The Day the Earth Stood Still
The Right Interceptor for the Age of Anxiety
Occasionally, fictional aliens wanted to meet us and civilize us. But mostly, science-fiction films in the 1950s thrilled audiences with personalized extra-planetary threats: “radar” moon-men, vengeful Martians, lost planet airmen, mole-men, a “man from Planet X,” cat-women of the moon, phantoms, robot-monsters, strangers from space, killers from space, gamma people, and teenagers from outer space. These fiends stood in for the real worry of the Cold War era, incoming intercontinental ballistic missiles tipped with “city-busting” hydrogen bombs. If Soviet missiles could not be intercepted, luckily space monsters and saucer-men could. That is: if you could pilot an interceptor like this one, from 1960, you could participate in the common defense of Earth.

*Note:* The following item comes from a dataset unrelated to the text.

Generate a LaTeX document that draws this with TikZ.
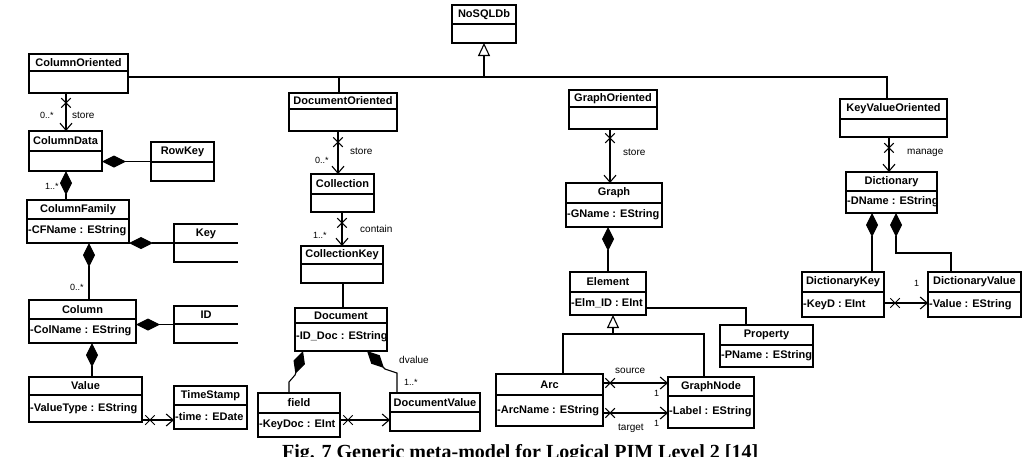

Any sort of ship you have to learn to pilot—it takes a long time, a new full set of reflexes, a different and artificial way of thinking. Even riding a bicycle demands an acquired skill, very different from walking. As for a spaceship, oh brother! Spaceships are for acrobats who are also mathematicians.
Robert A. Heinlein
Forced to Colonize
It is not necessarily greed or thirst for conquest that propels Earthlings outward; in the game Alien Legacy, an intergalactic war has rendered life on Earth unsustainable. Humankind’s survival hangs in the balance as spacefarers seek to create a livable new home world in a new solar system. Rules of this game promote the player to captain a ship called the Calypso that launches on a mission to discover the fate of a lost colony and to establish a self-sufficient base. Gameplay unfolds in real time, immersing players in the complex, ongoing tasks of colonization. Players must simultaneously build cities and space stations, manage resources and transportation, and deal with alien races, sometimes in combat, sometimes through diplomacy. The warlike H'riak threaten the colonists, conventionally, but fiercely. The Empiants, longstanding enemies of the H'riak, could well become Earth’s allies, but they look like squids and communicate telepathically on wavelengths nearly incompatible with human brainwaves. Even these problems are solvable, but time can run out on the desperate adventure, lending urgency to playing this game.
Conclusion: Following Monsters and Aliens down Fantasy Pathways
The monsters of old and the aliens of the future hold much in common because wonder and play power the human imagination to travel along familiar channels. Fantastic beings shift their shapes and transmute their very matter. They travel at unimaginable speed. They communicate without speaking aloud. They fight with desperate strength. They brandish weapons of unthinkable power. When ill-intentioned, they are always outsiders, outcasts, exiles or invaders, vengeful creatures from the underworld or the ocean deep, or jealous beasts from outer space. Against these tormentors, the Earth offers up valiant heroes, sorcerers armed with mysterious wands of power, or space warriors equipped with particle beam weapons just out of range of current technology. It’s magic either way.